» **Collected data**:
____________________

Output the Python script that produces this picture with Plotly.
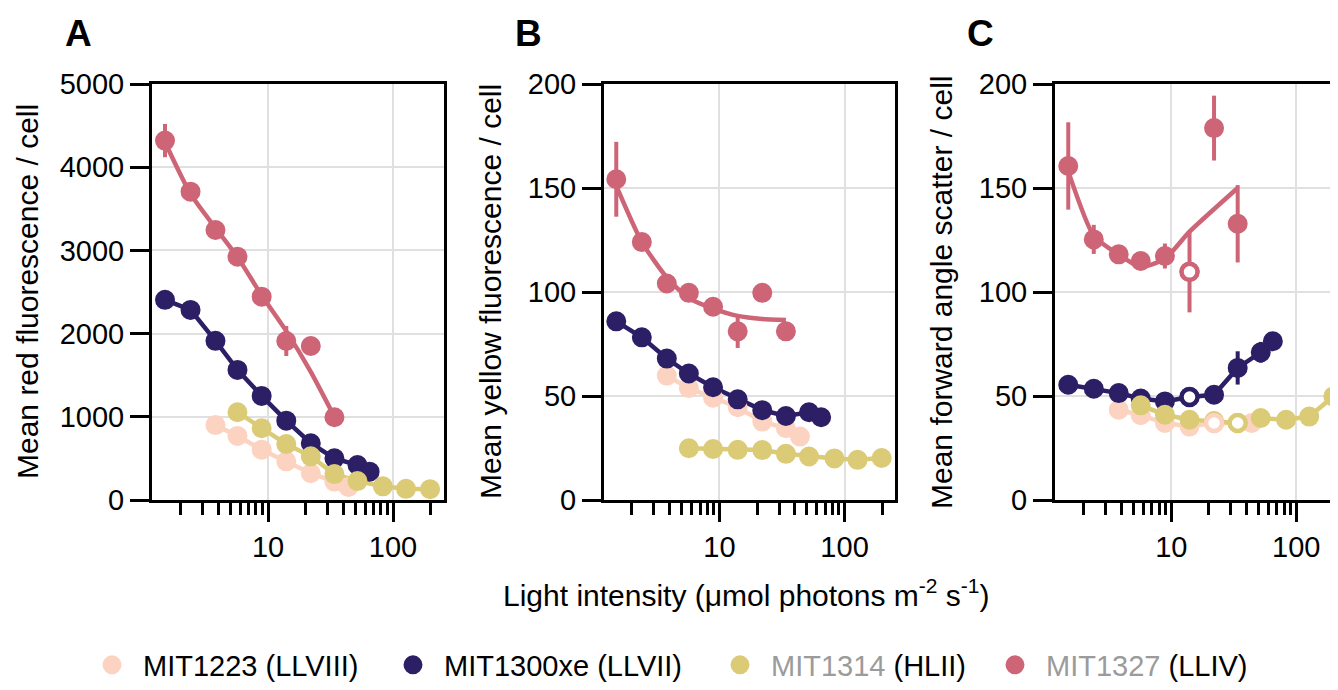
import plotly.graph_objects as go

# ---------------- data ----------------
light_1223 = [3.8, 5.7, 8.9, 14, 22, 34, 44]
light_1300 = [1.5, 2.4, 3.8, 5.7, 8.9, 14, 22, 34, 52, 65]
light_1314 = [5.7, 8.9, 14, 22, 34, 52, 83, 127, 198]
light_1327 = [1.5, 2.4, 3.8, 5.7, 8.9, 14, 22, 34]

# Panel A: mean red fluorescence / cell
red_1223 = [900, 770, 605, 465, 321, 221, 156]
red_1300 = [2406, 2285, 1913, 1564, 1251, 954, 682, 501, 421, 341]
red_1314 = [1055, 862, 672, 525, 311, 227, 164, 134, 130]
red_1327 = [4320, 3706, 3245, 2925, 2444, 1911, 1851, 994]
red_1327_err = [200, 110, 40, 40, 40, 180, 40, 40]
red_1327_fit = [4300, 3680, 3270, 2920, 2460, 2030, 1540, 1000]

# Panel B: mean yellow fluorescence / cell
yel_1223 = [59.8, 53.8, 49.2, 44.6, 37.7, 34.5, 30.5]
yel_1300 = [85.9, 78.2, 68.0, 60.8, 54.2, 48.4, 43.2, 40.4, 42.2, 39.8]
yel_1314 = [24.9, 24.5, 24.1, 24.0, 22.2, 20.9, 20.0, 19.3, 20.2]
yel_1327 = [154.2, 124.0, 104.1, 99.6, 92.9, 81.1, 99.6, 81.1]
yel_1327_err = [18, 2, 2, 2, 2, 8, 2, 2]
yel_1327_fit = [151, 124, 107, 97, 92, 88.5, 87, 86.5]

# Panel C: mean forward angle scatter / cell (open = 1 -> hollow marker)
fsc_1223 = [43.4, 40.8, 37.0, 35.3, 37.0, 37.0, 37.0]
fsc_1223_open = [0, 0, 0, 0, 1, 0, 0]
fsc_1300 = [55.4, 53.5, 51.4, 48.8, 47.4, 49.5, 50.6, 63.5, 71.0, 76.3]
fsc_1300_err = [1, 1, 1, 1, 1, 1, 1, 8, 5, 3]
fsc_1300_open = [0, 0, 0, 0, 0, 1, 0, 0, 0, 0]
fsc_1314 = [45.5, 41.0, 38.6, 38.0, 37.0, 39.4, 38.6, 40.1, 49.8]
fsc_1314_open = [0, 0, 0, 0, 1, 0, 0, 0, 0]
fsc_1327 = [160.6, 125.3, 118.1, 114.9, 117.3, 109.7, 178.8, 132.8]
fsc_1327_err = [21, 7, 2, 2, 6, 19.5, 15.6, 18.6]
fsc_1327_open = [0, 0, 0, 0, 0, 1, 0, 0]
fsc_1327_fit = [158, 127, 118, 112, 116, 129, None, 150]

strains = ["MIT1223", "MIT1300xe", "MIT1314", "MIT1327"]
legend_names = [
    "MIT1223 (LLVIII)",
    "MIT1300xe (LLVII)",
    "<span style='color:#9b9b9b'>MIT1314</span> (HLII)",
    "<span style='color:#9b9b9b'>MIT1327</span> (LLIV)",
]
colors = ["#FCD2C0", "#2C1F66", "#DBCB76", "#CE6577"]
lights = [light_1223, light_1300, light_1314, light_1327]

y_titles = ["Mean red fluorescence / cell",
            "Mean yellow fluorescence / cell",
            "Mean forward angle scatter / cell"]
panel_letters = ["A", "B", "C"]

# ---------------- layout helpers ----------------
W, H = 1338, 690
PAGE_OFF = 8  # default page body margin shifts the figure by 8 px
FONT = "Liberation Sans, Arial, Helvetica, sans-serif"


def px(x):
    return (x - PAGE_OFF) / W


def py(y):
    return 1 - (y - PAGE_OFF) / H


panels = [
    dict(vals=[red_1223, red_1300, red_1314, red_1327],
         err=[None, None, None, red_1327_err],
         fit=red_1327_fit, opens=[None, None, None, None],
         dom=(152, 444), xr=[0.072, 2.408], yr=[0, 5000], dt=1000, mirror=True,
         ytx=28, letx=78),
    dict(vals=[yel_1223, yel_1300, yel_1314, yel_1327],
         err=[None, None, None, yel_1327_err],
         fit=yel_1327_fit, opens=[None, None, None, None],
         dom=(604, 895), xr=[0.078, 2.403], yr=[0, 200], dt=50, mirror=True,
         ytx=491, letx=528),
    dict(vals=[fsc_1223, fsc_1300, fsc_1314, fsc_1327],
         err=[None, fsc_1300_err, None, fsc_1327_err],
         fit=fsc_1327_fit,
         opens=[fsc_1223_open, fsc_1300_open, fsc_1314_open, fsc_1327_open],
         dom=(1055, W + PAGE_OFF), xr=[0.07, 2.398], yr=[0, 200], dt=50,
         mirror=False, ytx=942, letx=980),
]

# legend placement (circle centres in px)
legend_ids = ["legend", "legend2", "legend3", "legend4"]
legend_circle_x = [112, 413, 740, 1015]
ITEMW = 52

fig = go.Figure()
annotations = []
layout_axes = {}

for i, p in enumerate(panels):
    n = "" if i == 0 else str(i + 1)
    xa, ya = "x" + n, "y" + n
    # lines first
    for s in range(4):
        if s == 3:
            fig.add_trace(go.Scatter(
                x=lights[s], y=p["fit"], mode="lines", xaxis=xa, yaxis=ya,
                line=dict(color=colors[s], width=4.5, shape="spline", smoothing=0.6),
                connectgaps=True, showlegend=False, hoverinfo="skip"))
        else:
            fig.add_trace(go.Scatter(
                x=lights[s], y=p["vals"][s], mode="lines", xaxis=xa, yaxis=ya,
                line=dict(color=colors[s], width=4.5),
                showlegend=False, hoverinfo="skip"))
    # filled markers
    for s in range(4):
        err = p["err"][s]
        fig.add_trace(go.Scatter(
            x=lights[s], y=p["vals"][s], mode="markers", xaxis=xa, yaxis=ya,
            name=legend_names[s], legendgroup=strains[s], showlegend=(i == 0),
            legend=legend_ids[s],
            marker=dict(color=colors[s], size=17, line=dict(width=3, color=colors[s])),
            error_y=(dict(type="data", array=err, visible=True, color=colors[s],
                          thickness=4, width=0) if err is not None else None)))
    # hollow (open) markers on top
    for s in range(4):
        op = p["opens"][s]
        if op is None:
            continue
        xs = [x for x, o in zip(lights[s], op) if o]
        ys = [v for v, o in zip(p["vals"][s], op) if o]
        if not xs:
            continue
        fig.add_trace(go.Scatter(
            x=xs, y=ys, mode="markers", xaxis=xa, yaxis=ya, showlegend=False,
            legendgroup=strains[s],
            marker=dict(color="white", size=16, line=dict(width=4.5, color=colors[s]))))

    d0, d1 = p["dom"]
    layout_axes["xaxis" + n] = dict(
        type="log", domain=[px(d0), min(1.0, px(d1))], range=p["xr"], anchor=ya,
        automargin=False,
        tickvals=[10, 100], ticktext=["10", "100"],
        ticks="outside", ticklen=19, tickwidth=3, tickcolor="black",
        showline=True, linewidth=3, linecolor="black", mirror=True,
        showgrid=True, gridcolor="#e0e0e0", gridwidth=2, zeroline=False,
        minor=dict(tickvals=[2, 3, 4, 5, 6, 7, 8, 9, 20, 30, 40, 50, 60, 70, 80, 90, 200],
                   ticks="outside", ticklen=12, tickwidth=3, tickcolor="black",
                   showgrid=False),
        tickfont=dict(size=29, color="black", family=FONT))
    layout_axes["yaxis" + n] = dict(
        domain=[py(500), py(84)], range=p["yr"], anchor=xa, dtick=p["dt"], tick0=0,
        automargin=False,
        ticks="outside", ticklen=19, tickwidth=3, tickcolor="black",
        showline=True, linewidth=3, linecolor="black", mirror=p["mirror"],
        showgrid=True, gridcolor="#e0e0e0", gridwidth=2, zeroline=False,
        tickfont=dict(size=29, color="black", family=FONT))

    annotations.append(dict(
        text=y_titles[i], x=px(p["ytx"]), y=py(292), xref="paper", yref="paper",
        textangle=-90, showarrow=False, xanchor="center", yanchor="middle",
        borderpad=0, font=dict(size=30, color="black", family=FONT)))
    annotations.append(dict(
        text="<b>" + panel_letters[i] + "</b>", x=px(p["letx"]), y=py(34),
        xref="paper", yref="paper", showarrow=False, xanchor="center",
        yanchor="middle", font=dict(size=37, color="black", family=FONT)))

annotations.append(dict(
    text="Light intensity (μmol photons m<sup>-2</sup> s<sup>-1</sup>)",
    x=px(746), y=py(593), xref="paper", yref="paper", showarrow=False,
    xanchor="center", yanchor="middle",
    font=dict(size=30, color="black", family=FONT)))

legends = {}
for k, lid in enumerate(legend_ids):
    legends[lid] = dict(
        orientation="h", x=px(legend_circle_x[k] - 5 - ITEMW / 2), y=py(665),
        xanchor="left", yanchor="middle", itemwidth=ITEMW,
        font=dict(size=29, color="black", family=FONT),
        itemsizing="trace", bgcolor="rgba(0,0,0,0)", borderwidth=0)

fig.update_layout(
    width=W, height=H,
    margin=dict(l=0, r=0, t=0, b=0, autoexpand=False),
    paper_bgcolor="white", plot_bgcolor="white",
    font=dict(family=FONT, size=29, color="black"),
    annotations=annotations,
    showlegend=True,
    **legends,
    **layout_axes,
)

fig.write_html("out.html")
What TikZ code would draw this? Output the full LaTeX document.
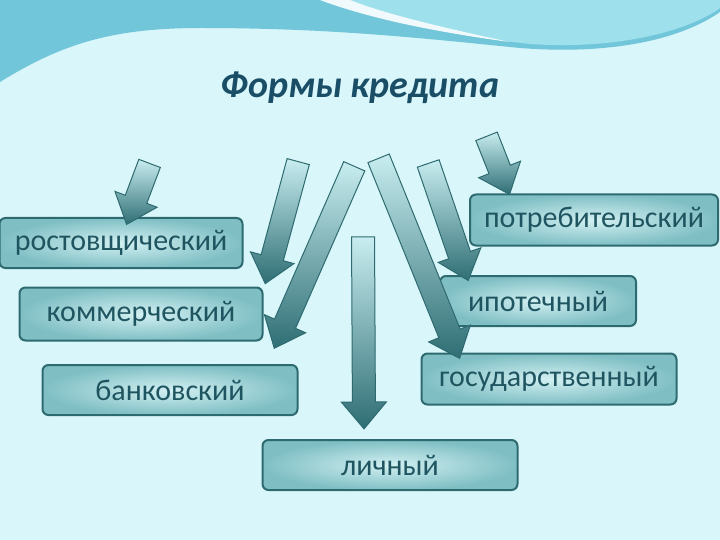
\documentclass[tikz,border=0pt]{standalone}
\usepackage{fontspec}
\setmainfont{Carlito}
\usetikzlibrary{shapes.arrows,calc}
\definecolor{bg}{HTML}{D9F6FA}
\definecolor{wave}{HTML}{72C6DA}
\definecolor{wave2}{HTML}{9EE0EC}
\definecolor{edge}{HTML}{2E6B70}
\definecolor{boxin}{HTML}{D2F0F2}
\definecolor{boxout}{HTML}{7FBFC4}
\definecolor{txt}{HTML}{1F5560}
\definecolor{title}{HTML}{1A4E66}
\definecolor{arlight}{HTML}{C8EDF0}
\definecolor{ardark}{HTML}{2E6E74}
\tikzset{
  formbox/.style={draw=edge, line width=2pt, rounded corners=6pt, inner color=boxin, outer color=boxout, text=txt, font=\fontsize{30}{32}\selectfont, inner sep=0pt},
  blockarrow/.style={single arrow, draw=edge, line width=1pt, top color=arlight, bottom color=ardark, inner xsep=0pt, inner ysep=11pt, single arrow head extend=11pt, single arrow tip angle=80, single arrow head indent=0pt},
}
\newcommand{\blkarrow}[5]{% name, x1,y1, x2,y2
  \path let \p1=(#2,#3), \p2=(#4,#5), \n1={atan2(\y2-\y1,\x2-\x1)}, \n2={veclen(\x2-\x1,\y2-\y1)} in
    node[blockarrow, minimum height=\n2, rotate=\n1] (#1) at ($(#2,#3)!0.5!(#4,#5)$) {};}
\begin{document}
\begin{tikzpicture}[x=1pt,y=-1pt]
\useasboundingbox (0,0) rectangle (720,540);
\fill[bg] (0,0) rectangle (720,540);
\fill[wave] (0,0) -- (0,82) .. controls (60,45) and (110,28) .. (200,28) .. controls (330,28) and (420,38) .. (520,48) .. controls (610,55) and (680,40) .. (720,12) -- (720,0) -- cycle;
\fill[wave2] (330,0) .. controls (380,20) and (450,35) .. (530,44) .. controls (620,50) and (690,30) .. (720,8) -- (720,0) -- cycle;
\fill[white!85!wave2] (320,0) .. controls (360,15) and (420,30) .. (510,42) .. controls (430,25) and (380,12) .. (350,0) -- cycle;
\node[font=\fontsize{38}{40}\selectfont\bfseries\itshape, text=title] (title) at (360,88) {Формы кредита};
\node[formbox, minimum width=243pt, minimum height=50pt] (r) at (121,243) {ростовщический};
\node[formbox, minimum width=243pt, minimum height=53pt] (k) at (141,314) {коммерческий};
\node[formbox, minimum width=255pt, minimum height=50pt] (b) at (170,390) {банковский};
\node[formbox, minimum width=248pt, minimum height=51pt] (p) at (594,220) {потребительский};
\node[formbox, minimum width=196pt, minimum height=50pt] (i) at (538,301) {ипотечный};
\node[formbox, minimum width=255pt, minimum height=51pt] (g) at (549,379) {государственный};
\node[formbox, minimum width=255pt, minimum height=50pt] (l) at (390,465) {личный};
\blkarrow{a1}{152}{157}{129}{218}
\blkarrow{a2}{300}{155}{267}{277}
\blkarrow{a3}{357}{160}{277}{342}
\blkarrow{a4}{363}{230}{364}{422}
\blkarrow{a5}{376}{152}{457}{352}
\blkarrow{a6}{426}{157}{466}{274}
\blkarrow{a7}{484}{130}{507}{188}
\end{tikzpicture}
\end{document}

____________________

» **DIRECTIONS**: Begin at the first line of the entries above and return each line exactly, stopping after the line that contains "light_1327 = [1.5, 2.4, 3.8, 5.7, 8.9, 14, 22, 34]". Pictures do not belong in the copy.

» **SOLUTION TO THIS PROBLEM**:
Output the Python script that produces this picture with Plotly.
import plotly.graph_objects as go

# ---------------- data ----------------
light_1223 = [3.8, 5.7, 8.9, 14, 22, 34, 44]
light_1300 = [1.5, 2.4, 3.8, 5.7, 8.9, 14, 22, 34, 52, 65]
light_1314 = [5.7, 8.9, 14, 22, 34, 52, 83, 127, 198]
light_1327 = [1.5, 2.4, 3.8, 5.7, 8.9, 14, 22, 34]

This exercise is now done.